The Foreman Forecast: The president’s leaky roof

Forget the tornado of unsettling tweets. Forget the thunderclaps of unproven claims. Forget the hurricane of accusations about Russia. The single biggest threat to the White House – to the presidency of Donald Trump – is now coming in the form of a slow leak. Congressional Republicans are drip, drip, dripping away.

Let’s start with what you can measure. One of the biggest goals of candidate Trump was repealing and replacing Obamacare. He called the program disastrous so many times Democrats wailed on election night, knowing it was doomed. He said he’d start taking it apart on day one. But repeated attempts by the president’s team to make it happen have fallen short. Even his direct calls to senators could not rally enough votes.

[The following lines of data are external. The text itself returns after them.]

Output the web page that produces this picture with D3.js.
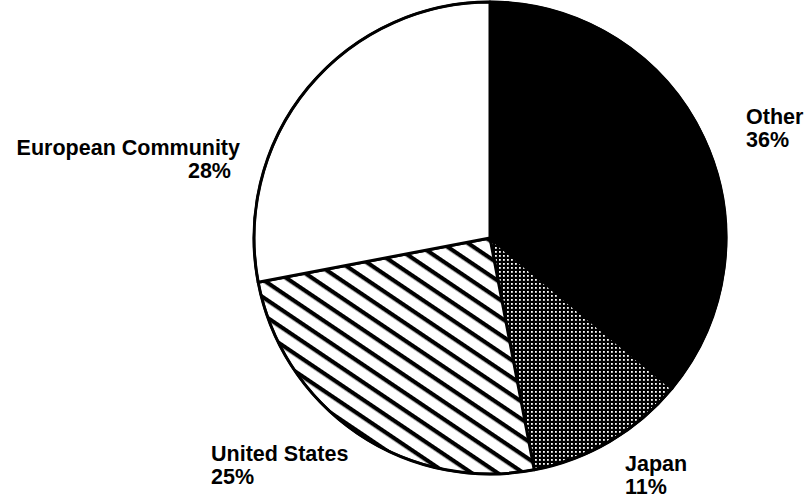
<!DOCTYPE html>
<html lang="en">
  <head>
    <meta charset="utf-8">
    <script src="https://d3js.org/d3.v7.min.js"></script>
    <style>
      body { margin: 0; background: #fff; }
      text { font-family: "Liberation Sans", Arial, sans-serif; font-weight: bold; fill: #000; }
    </style>
  </head>
  <body>
    <svg width="809" height="500"></svg>
    <script>
      // data, clockwise from 12 o'clock
      var categories = ["Other", "Japan", "United States", "European Community"];
      var shares = [36, 11, 25, 28];
      var fills = ["#000", "url(#dots)", "url(#hatch)", "#fff"];

      var svg = d3.select("svg");
      var cx = 490, cy = 238, radius = 236;

      var defs = svg.append("defs");

      // stipple for Japan
      var dots = defs.append("pattern")
        .attr("id", "dots")
        .attr("patternUnits", "userSpaceOnUse")
        .attr("width", 4)
        .attr("height", 4);
      dots.append("rect").attr("width", 4).attr("height", 4).attr("fill", "#000");
      dots.append("rect").attr("x", 1).attr("y", 1).attr("width", 1.8).attr("height", 1.8).attr("fill", "#fff");

      // diagonal hatch for United States
      var hatch = defs.append("pattern")
        .attr("id", "hatch")
        .attr("patternUnits", "userSpaceOnUse")
        .attr("width", 10)
        .attr("height", 14.5)
        .attr("patternTransform", "rotate(34)");
      hatch.append("rect").attr("width", 10).attr("height", 14.5).attr("fill", "#fff");
      hatch.append("rect").attr("y", 0).attr("width", 10).attr("height", 4.2).attr("fill", "#000");

      var pie = d3.pie().sort(null).value(function (d) { return d; });
      var arc = d3.arc().innerRadius(0).outerRadius(radius);

      var g = svg.append("g")
        .attr("transform", "translate(" + cx + "," + cy + ")");

      g.selectAll(".slice")
        .data(pie(shares))
        .enter()
        .append("path")
        .attr("class", "slice")
        .attr("d", arc)
        .attr("fill", function (d, i) { return fills[i]; })
        .attr("stroke", "#000")
        .attr("stroke-width", 3)
        .attr("stroke-linejoin", "round");

      g.append("circle")
        .attr("r", radius)
        .attr("fill", "none")
        .attr("stroke", "#000")
        .attr("stroke-width", 2.5);

      // labels
      var labels = [
        { name: categories[0], x: 746, y: 124, anchor: "start", px: 746, py: 147 },
        { name: categories[1], x: 625, y: 471, anchor: "start", px: 625, py: 494 },
        { name: categories[2], x: 211, y: 461, anchor: "start", px: 211, py: 484 },
        { name: categories[3], x: 240, y: 155, anchor: "end", px: 231, py: 178 }
      ];

      labels.forEach(function (l, i) {
        svg.append("text")
          .attr("x", l.x)
          .attr("y", l.y)
          .attr("text-anchor", l.anchor)
          .attr("font-size", "21.5px")
          .text(l.name);
        svg.append("text")
          .attr("x", l.px)
          .attr("y", l.py)
          .attr("text-anchor", l.anchor)
          .attr("font-size", "21.5px")
          .text(shares[i] + "%");
      });
    </script>
  </body>
</html>
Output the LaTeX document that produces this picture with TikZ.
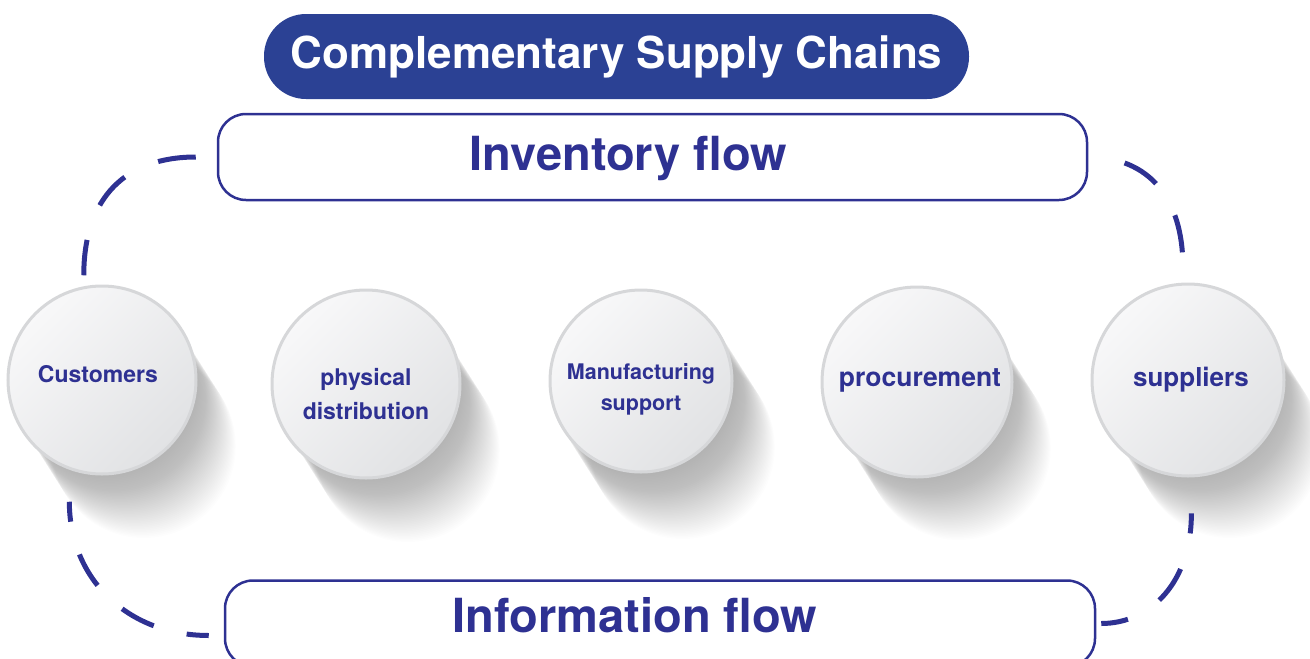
\documentclass[tikz,border=0pt]{standalone}
\usepackage{fontspec}
\setmainfont{TeX Gyre Heros}
\usetikzlibrary{positioning,calc,backgrounds}

\definecolor{chainblue}{HTML}{2B4194}
\definecolor{inkblue}{HTML}{2E3192}
\definecolor{ballrim}{HTML}{D6D7D9}
\definecolor{balllight}{HTML}{F8F8F9}
\definecolor{balldark}{HTML}{E1E2E4}

\begin{document}
\begin{tikzpicture}[x=1pt,y=-1pt]
  \useasboundingbox (0,0) rectangle (1310,659);

  % title
  \node [fill=chainblue, rounded corners=42pt, minimum width=705pt,
    minimum height=85pt, text=white,
    font=\fontsize{44}{48}\selectfont\bfseries] (title) at (616.5,56.5)
    {Complementary Supply Chains};

  \begin{scope}[
    flowbox/.style={
      draw=inkblue,
      line width=2.5pt,
      fill=white,
      rounded corners=28pt,
      minimum width=869pt,
      minimum height=86pt,
    },
    flowtext/.style={
      text=inkblue,
      font=\fontsize{47}{50}\selectfont\bfseries,
    },
    ]
    % inventory
    \node [flowbox] (inv) at (652.5,157) {};
    \node [flowtext] (invtext) at (628.5,159) {Inventory flow};

    % information
    \node [flowbox, minimum width=870pt] (info) at (660,623.5) {};
    \node [flowtext] (infotext) at (635,615) {Information flow};
  \end{scope}

  \begin{scope}[
    ball/.style={
      circle,
      draw=ballrim,
      line width=3pt,
      top color=balllight,
      bottom color=balldark,
      shading angle=45,
      minimum size=188pt,
      inner sep=0pt,
    },
    balltext/.style={
      text=inkblue,
      align=center,
      font=\fontsize{#1}{1.45\dimexpr#1pt\relax}\selectfont\bfseries,
    },
    ]
    % Customers
    \node [ball] (cust) at (102,380) {};
    \node [balltext=23] (custtext) at ([xshift=-4pt,yshift=6pt]cust.center) {Customers};

    % physical distribution
    \node [ball] (phys) at (366,384) {};
    \node [balltext=23] (phystext) at ([yshift=-10pt]phys.center) {physical\\distribution};

    % Manufacturing support
    \node [ball, minimum size=182pt] (manu) at (641,381) {};
    \node [balltext=21.5] (manutext) at ([yshift=-8pt]manu.center) {Manufacturing\\support};

    % procurement
    \node [ball, minimum size=190pt] (proc) at (917,382) {};
    \node [balltext=26.5] (proctext) at ([xshift=3pt,yshift=2pt]proc.center) {procurement};

    % suppliers
    \node [ball, minimum size=192pt] (supp) at (1188,380) {};
    \node [balltext=26] (supptext) at ([xshift=3pt]supp.center) {suppliers};
  \end{scope}

  % long soft shadows
  \begin{scope}[on background layer]
    \foreach \ball in {cust,phys,manu,proc,supp}
      \foreach \i in {1,...,44}
        \fill [black, opacity=0.009] ($(\ball.center)+(\i*0.95,\i*1.5)$) circle (92pt);
  \end{scope}

  \begin{scope}[
    flowdash/.style={
      draw=inkblue,
      line width=5pt,
      dash pattern=on 38pt off 37pt,
    },
    ]
    % Path inventory
    \draw [flowdash, shorten <=21pt, shorten >=11pt]
      (inv.west) .. controls +(-90,0) and +(0,-90) .. (cust.101);
    \draw [flowdash, dash phase=38pt, shorten >=16pt]
      (inv.east) .. controls +(60,0) and +(0,-85) .. (supp.93);

    % Path information
    \draw [flowdash, dash pattern=on 36pt off 34pt, dash phase=16pt,
      shorten <=32pt, shorten >=15pt]
      (cust.250) .. controls +(0,110) and +(-95,0) .. ([yshift=-12pt]info.west);
    \draw [flowdash, dash phase=18pt, shorten <=36pt, shorten >=5pt]
      (supp.272) .. controls +(0,104) and +(55,0) .. (info.east);
  \end{scope}
\end{tikzpicture}
\end{document}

Then to add insult, Congress shoved a veto-proof package of Russian sanctions his way, which he expressly did not want. And as he raged against his own attorney general, Jeff Sessions, some of the AG’s old Congressional allies came to his defense, suggesting the president would dismiss Sessions only at his peril.

Beyond that, in general terms, they are speaking up about what some clearly see as a problematic presidency. Sen. Jeff Flake from Arizona came out this week pushing his new book in unsparing terms: suggesting the Republican Party is abandoning its very principles in a misguided effort to make the Trump agenda work.

This is risky stuff, to be sure. Despite his terrible overall approval rating, Donald Trump is still running strong with parts of the conservative base, which could decide to hammer the GOPers who are stepping out of line. But some lawmakers clearly believe the bigger threat lies in going along with policies they find questionable, pushed by a president they find baffling.

Maybe the Russia investigation will turn into a nightmare for Team Trump. Maybe some other calamity will upend this presidency. But if the president wants to know where the real danger lies, he might pause and listen for that drip, drip, drip. It is real, it is right now, and it could bring the roof down.